Somebody in the audience yells out "Judas!" and the audience applauds.
Dylan stops strumming to acknowledge him. "I don buh-leeeeeve you."
More
strumming, followed by "You're a LY-ARRRR!" Danko's bass joins in and
Dylan turns to his band, saying "Play fuckin' loud." Mickey Jones then
hits a cannon shot out from is snare and they crash into the most
venomous
version possible of "Like A Rolling Stone" you'll ever hear. A snide
"Thank you" and the show ends.
So much has been written about Dylan but very little about the
performance
of the Hawks. Shortly after this tour, they followed Dylan to Woodstock
and holed up in the famous Big Pink house. While rehearsing in the
cramped
basement, they had no choice but to turn the volume down and listen to
each
other. Their records as The Band, while excellent, often contained too
much space, lacking the flash and power on display here. That's not a
bad
thing, mind you, but flash is important when you have a reputation as
the
best bar band in the world. Robbie Robertson's solos are particularly
hot, using open strings and bluesy bends in the vein of Hubert Sumlin,
Howlin' Wolf's guitarist. Danko's deceptively melodic bass playing and
Garth Hudson's keyboard work are fantastic throughout. Mickey Jones'
drumming, while probably not as solid as Levon Helm, is instinctive,
often
matching Dylan's lyrical evocations with inventive fills.
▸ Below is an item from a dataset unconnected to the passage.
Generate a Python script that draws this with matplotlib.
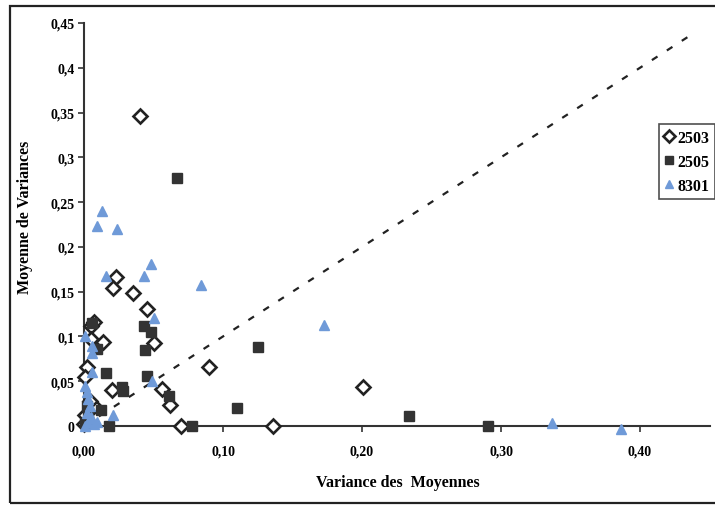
import matplotlib
matplotlib.use("Agg")
import matplotlib.pyplot as plt
from matplotlib.patches import Rectangle

# ---- data ----
s2503_x = [0.040, 0.023, 0.021, 0.035, 0.045, 0.007, 0.005, 0.005, 0.014, 0.050,
           0.002, 0.001, 0.020, 0.056, 0.062, 0.090, 0.070, 0.136, 0.201, 0.007,
           0.001, 0.000, 0.004]
s2503_y = [0.346, 0.166, 0.154, 0.148, 0.131, 0.116, 0.112, 0.097, 0.094, 0.093,
           0.066, 0.055, 0.040, 0.041, 0.024, 0.066, 0.000, 0.000, 0.044, 0.022,
           0.012, 0.002, 0.028]

s2505_x = [0.067, 0.043, 0.048, 0.044, 0.045, 0.016, 0.009, 0.006, 0.028, 0.061,
           0.012, 0.018, 0.078, 0.110, 0.125, 0.234, 0.291, 0.002, 0.003, 0.001,
           0.027]
s2505_y = [0.277, 0.112, 0.105, 0.085, 0.056, 0.059, 0.086, 0.115, 0.039, 0.034,
           0.018, 0.000, 0.000, 0.020, 0.088, 0.011, 0.000, 0.022, 0.011, 0.003,
           0.043]

s8301_x = [0.013, 0.009, 0.024, 0.048, 0.016, 0.043, 0.084, 0.050, 0.173, 0.001,
           0.006, 0.006, 0.006, 0.049, 0.021, 0.001, 0.002, 0.003, 0.004, 0.002,
           0.005, 0.003, 0.007, 0.009, 0.337, 0.386, 0.001]
s8301_y = [0.240, 0.223, 0.220, 0.181, 0.168, 0.168, 0.157, 0.121, 0.113, 0.101,
           0.089, 0.082, 0.060, 0.050, 0.012, 0.045, 0.038, 0.030, 0.022, 0.015,
           0.010, 0.005, 0.002, 0.004, 0.003, -0.003, 0.000]

diag = [0.0, 0.44]

x_ticks = [0.0, 0.1, 0.2, 0.3, 0.4]
x_tick_labels = ["0,00", "0,10", "0,20", "0,30", "0,40"]
y_ticks = [0, 0.05, 0.1, 0.15, 0.2, 0.25, 0.3, 0.35, 0.4, 0.45]
y_tick_labels = ["0", "0,05", "0,1", "0,15", "0,2", "0,25", "0,3", "0,35", "0,4", "0,45"]

series_labels = ["2503", "2505", "8301"]

# ---- figure ----
plt.rcParams['font.family'] = ['Liberation Serif', 'DejaVu Serif']
fig = plt.figure(figsize=(7.15, 5.06), dpi=100)
ax = fig.add_axes([84/715, 1-427/506, (709.5-84)/715, (427-24)/506])

ax.plot(diag, diag, linestyle=(0, (3, 5)), color='#222222', linewidth=1.6, zorder=1)

ax.plot(s2503_x, s2503_y, linestyle='none', marker='D', markersize=7,
        markerfacecolor='white', markeredgecolor='#222222', markeredgewidth=1.9,
        clip_on=False, zorder=3, label=series_labels[0])
ax.plot(s2505_x, s2505_y, linestyle='none', marker='s', markersize=7,
        color='#333333', clip_on=False, zorder=3, label=series_labels[1])
ax.plot(s8301_x, s8301_y, linestyle='none', marker='^', markersize=7,
        color='#6f9ad8', clip_on=False, zorder=4, label=series_labels[2])

ax.set_xlim(0, 0.45)
ax.set_ylim(0, 0.45)

for side in ['top', 'right']:
    ax.spines[side].set_visible(False)
for side in ['left', 'bottom']:
    ax.spines[side].set_linewidth(1.5)
    ax.spines[side].set_color('#333333')

ax.set_xticks(x_ticks)
ax.set_xticklabels(x_tick_labels, fontsize=10, fontweight='bold')
ax.set_yticks(y_ticks)
ax.set_yticklabels(y_tick_labels, fontsize=10, fontweight='bold')
ax.tick_params(axis='both', direction='out', length=4, width=1.2, color='#333333')
ax.tick_params(axis='y', pad=3)
ax.tick_params(axis='x', pad=9)

ax.set_xlabel("Variance des  Moyennes", fontsize=11.5, fontweight='bold')
ax.xaxis.set_label_coords((398-84)/625.5, (427-475)/403)
ax.set_ylabel("Moyenne de Variances", fontsize=11.5, fontweight='bold')
ax.yaxis.set_label_coords((33-84)/625.5, 0.52)

leg = fig.legend(loc='upper left', bbox_to_anchor=(659/715, 1-125/506),
                 prop={'weight': 'bold', 'size': 11.5}, frameon=True, fancybox=False,
                 handlelength=0.5, handletextpad=0.3, borderpad=0.35,
                 labelspacing=0.5, borderaxespad=0, markerscale=0.85)
leg.get_frame().set_edgecolor('#222222')
leg.get_frame().set_linewidth(1.2)

# outer frame of the chart
fig.patches.append(Rectangle((10/715, 2/506), 1.2, 1-9/506, transform=fig.transFigure,
                             fill=False, edgecolor='#222222', linewidth=1.6, clip_on=False))

fig.savefig("out.png", dpi=100)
In 1966 the idea of a person plugging in an electric guitar was still
thought of as a dangerous and subversive act, especially within the smug
purist folk crowd. What they couldn't see through was that Dylan was
still
writing folk music, just reinventing it in his own style, just as Woody
Guthrie had done years before. In the thirty-two years since this
concert,
rock has become the new folk music. But in order for rock to take
over, it
needed a catalyst, someone who could see how this new sound was, and
continues to be, an extension of the folk tradition. Live 1966
is a
document of the precise moment when the times a-changed.